Here I sit, on a plane headed to Portland. Each time I travel to PLA or ALA, I play my own version of, “who’s a librarian?” as I scan the crowd waiting to board. Flying out of Oakland on a bus-sized plane this time, it isn’t nearly as much fun as past trips from Seattle, where gobs of librarians would happily fill the jet liner, some easy to spot with library-themed gear.
Today, on my half-full flight, the person next to me promptly pulled out the latest Library Journal upon taking his seat. Turns out both of us are exhibitors; (it’s my first time on the exhibit side rather than as a conference attendee) he represents a Chinese-language vendor en route to his first PLA. As a frequent PLA and ALA attendee, I gushed over the PLA experience—the sessions, the exhibits, the general good vibe. All great stuff!
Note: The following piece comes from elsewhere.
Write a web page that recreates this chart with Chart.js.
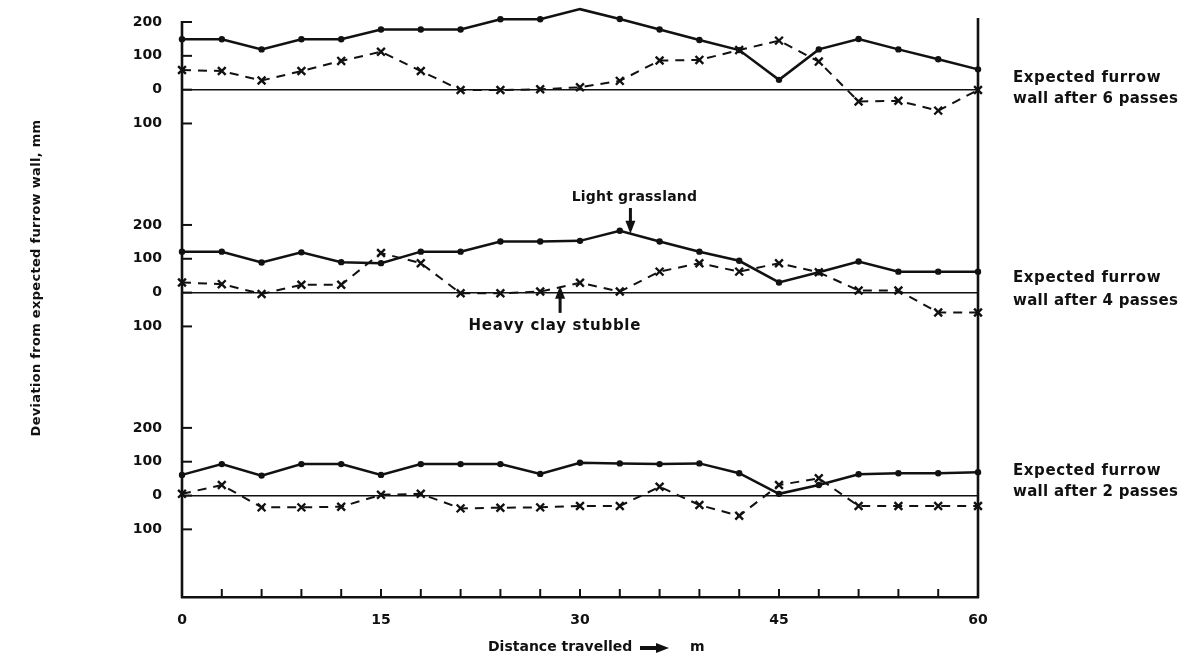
<!DOCTYPE html>
<html>
<head>
<meta charset="utf-8">
<title>Deviation from expected furrow wall</title>
<script src="https://cdn.jsdelivr.net/npm/chart.js@4/dist/chart.umd.min.js"></script>
<style>
  html, body { margin: 0; padding: 0; background: #fff; }
  #wrap { width: 1193px; height: 658px; }
</style>
</head>
<body>
<div id="wrap"><canvas id="furrowChart" width="1193" height="658"></canvas></div>
<script>
// Distance travelled (m) at each reading
const distance = [0, 3, 6, 9, 12, 15, 18, 21, 24, 27, 30, 33, 36, 39, 42, 45, 48, 51, 54, 57, 60];

// Deviation from expected furrow wall (mm), solid = dots, dashed = crosses
const sixSolid   = [149, 149, 119, 149, 149, 178, 178, 178, 208, 208, 238, 209, 178, 147, 117, 29, 119, 150, 119, 90, 60];
const sixDashed  = [58, 55, 27, 55, 85, 112, 55, -1, -1, 1, 7, 26, 86, 88, 117, 145, 83, -35, -33, -62, -1];
const fourSolid  = [121, 121, 89, 119, 90, 87, 121, 121, 151, 151, 153, 183, 151, 121, 94, 30, 60, 92, 62, 62, 62];
const fourDashed = [30, 25, -4, 23, 23, 117, 87, -2, -2, 3, 29, 3, 62, 87, 62, 87, 60, 6, 6, -59, -59];
const twoSolid   = [61, 93, 59, 93, 93, 61, 93, 93, 93, 64, 97, 95, 93, 95, 66, 5, 31, 63, 66, 66, 69];
const twoDashed  = [5, 31, -35, -35, -33, 2, 5, -38, -36, -35, -31, -31, 26, -28, -60, 31, 51, -31, -31, -31, -31];

// Tick labels
const yTickValues = [-100, 0, 100, 200];
const xLabelValues = [0, 15, 30, 45, 60];

// Text
const yTitle = 'Deviation from expected furrow wall, mm';
const xTitle = 'Distance travelled';
const xUnit = 'm';
const panelNotes = {
    y6: ['Expected furrow', 'wall after 6 passes'],
    y4: ['Expected furrow', 'wall after 4 passes'],
    y2: ['Expected furrow', 'wall after 2 passes']
};
const grassNote = 'Light grassland';
const clayNote = 'Heavy clay stubble';

const ink = '#111';
const FONT = 'DejaVu Sans';

function pairs(values) {
    return distance.map((d, i) => ({ x: d, y: values[i] }));
}

function solidSet(values, axis) {
    return {
        data: pairs(values), yAxisID: axis,
        borderColor: ink, backgroundColor: ink,
        borderWidth: 2.5, pointRadius: 3.2, pointBorderWidth: 0,
        pointStyle: 'circle', tension: 0, clip: false
    };
}

function dashedSet(values, axis) {
    return {
        data: pairs(values), yAxisID: axis,
        borderColor: ink, backgroundColor: ink,
        borderWidth: 2, borderDash: [9, 7],
        pointStyle: 'crossRot', pointRadius: 5.5, pointBorderWidth: 2.4,
        tension: 0, clip: false
    };
}

function panelAxis(min, max) {
    return {
        type: 'linear', position: 'left',
        stack: 'panels', stackWeight: max - min,
        min: min, max: max,
        afterBuildTicks: s => { s.ticks = yTickValues.map(v => ({ value: v })); },
        afterFit: s => {
            s.width = 182;
            // no extra room for half label heights, the frame is placed by layout padding
            s.paddingTop = 0;
            s.paddingBottom = 0;
        },
        grid: {
            drawTicks: false,
            lineWidth: 1.6,
            color: c => (c.tick && c.tick.value === 0) ? ink : 'rgba(0,0,0,0)'
        },
        border: { display: false },
        ticks: {
            padding: 20, color: ink,
            font: { family: FONT, weight: 'bold', size: 14 },
            callback: v => String(Math.abs(v))
        }
    };
}

function line(ctx, x1, y1, x2, y2) {
    ctx.beginPath();
    ctx.moveTo(x1, y1);
    ctx.lineTo(x2, y2);
    ctx.stroke();
}

function text(ctx, str, x, y, size, align, spacing) {
    ctx.font = 'bold ' + size + 'px "' + FONT + '"';
    ctx.textAlign = align;
    ctx.textBaseline = 'middle';
    ctx.letterSpacing = (spacing || 0) + 'px';
    ctx.fillText(str, x, y);
    ctx.letterSpacing = '0px';
}

// vertical arrow, tip at (x, tipY), tail at tailY
function arrow(ctx, x, tailY, tipY) {
    const dir = tipY > tailY ? 1 : -1;
    ctx.lineWidth = 3;
    line(ctx, x, tailY, x, tipY - dir * 10);
    ctx.beginPath();
    ctx.moveTo(x, tipY);
    ctx.lineTo(x - 5, tipY - dir * 13);
    ctx.lineTo(x + 5, tipY - dir * 13);
    ctx.closePath();
    ctx.fill();
}

const decorations = {
    id: 'decorations',
    afterDraw(chart) {
        const { ctx, chartArea: a, scales } = chart;
        const xs = scales.x;
        ctx.save();
        ctx.strokeStyle = ink;
        ctx.fillStyle = ink;

        // frame lines: continuous left axis and right edge
        ctx.lineWidth = 2.6;
        line(ctx, a.left, a.top, a.left, a.bottom + 1);
        line(ctx, a.right, a.top - 3, a.right, a.bottom + 1);

        // inward tick marks on the panel axes
        ctx.lineWidth = 2;
        ['y2', 'y4', 'y6'].forEach(id => {
            const s = scales[id];
            s.ticks.forEach(t => {
                const y = s.getPixelForValue(t.value);
                line(ctx, a.left, y, a.left + 10, y);
            });
        });

        // inward tick marks on the distance axis
        xs.ticks.forEach(t => {
            if (t.value > 0 && t.value < 60) {
                const x = xs.getPixelForValue(t.value);
                line(ctx, x, a.bottom, x, a.bottom - 8);
            }
        });

        // notes to the right of each panel
        [['y6', -12, 9], ['y4', -14, 9], ['y2', -24, -3]].forEach(([id, d1, d2]) => {
            const y0 = scales[id].getPixelForValue(0);
            text(ctx, panelNotes[id][0], a.right + 35, y0 + d1, 15, 'left', 0.6);
            text(ctx, panelNotes[id][1], a.right + 35, y0 + d2, 15, 'left', 0.3);
        });

        // annotations in the 4-pass panel
        const y4 = scales.y4;
        const gx = xs.getPixelForValue(33.8);
        text(ctx, grassNote, gx + 4, y4.getPixelForValue(283), 14, 'center', 0.2);
        arrow(ctx, gx, y4.getPixelForValue(250), y4.getPixelForValue(174));

        const cx = xs.getPixelForValue(28.5);
        text(ctx, clayNote, xs.getPixelForValue(28.1), y4.getPixelForValue(-98), 15, 'center', 0.7);
        arrow(ctx, cx, y4.getPixelForValue(-60), y4.getPixelForValue(20));

        // y axis title
        ctx.save();
        ctx.translate(37, 278);
        ctx.rotate(-Math.PI / 2);
        text(ctx, yTitle, 0, 0, 13, 'center', 0.3);
        ctx.restore();

        // x axis title with arrow
        const ty = 647;
        text(ctx, xTitle, 488, ty, 14, 'left', 0);
        ctx.lineWidth = 4;
        line(ctx, 640, ty + 1, 658, ty + 1);
        ctx.beginPath();
        ctx.moveTo(669, ty + 1);
        ctx.lineTo(656, ty - 4);
        ctx.lineTo(656, ty + 6);
        ctx.closePath();
        ctx.fill();
        text(ctx, xUnit, 690, ty, 14, 'left', 0);

        ctx.restore();
    }
};

new Chart(document.getElementById('furrowChart'), {
    type: 'line',
    data: {
        datasets: [
            solidSet(twoSolid, 'y2'), dashedSet(twoDashed, 'y2'),
            solidSet(fourSolid, 'y4'), dashedSet(fourDashed, 'y4'),
            solidSet(sixSolid, 'y6'), dashedSet(sixDashed, 'y6')
        ]
    },
    options: {
        responsive: false,
        animation: false,
        events: [],
        layout: { padding: { top: 21, right: 215, bottom: 0, left: 0 } },
        plugins: {
            legend: { display: false },
            tooltip: { enabled: false }
        },
        scales: {
            x: {
                type: 'linear', min: 0, max: 60,
                afterFit: s => { s.height = 61; s.paddingLeft = 0; s.paddingRight = 0; },
                grid: { display: false, drawTicks: false },
                border: { display: true, color: ink, width: 2.6 },
                ticks: {
                    stepSize: 3, autoSkip: false, maxRotation: 0,
                    padding: 15, color: ink,
                    font: { family: FONT, weight: 'bold', size: 14 },
                    callback: v => xLabelValues.includes(v) ? String(v) : ''
                }
            },
            // bottom panel first, top panel last (stack is filled top-down in reverse order)
            y2: panelAxis(-300, 300),
            y4: panelAxis(-300, 300),
            y6: panelAxis(-300, 203)
        }
    },
    plugins: [decorations]
});
</script>
</body>
</html>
He seemed pleased with my enthusiasm, and then took a free seat in front of us. Perhaps I was too enthusiastic. Ah well. What can I say? I tend to gush about libraries.
I’ve been thinking a lot about gushing these days, as that action--or really, skill--is gaining importance while libraries lose funding, force furloughs, and in some cases—too many cases—close doors. Advocating for our libraries has become priority number one, and libraries are employing creative modes at every turn. From statewide mass photo collections (Kansas snapshot day) to Facebook Fan pages with opportunities to donate to the library (San Rafael Public Library), to Twitter feeds and web sites demanding libraries be saved (in IL, OH... to many to list), to ALA collaborations with popular magazines, to the recent development of SaveLibraries.org, a site developed by my friend Lori Reed, an ardent library activist whose library is facing dramatic cuts. All of these creative outlets are variations on a theme: Gush. Proudly. Loudly. And Often. Spread the word, and when folks take a different seat, don't be dismayed. Keep on keepin' on.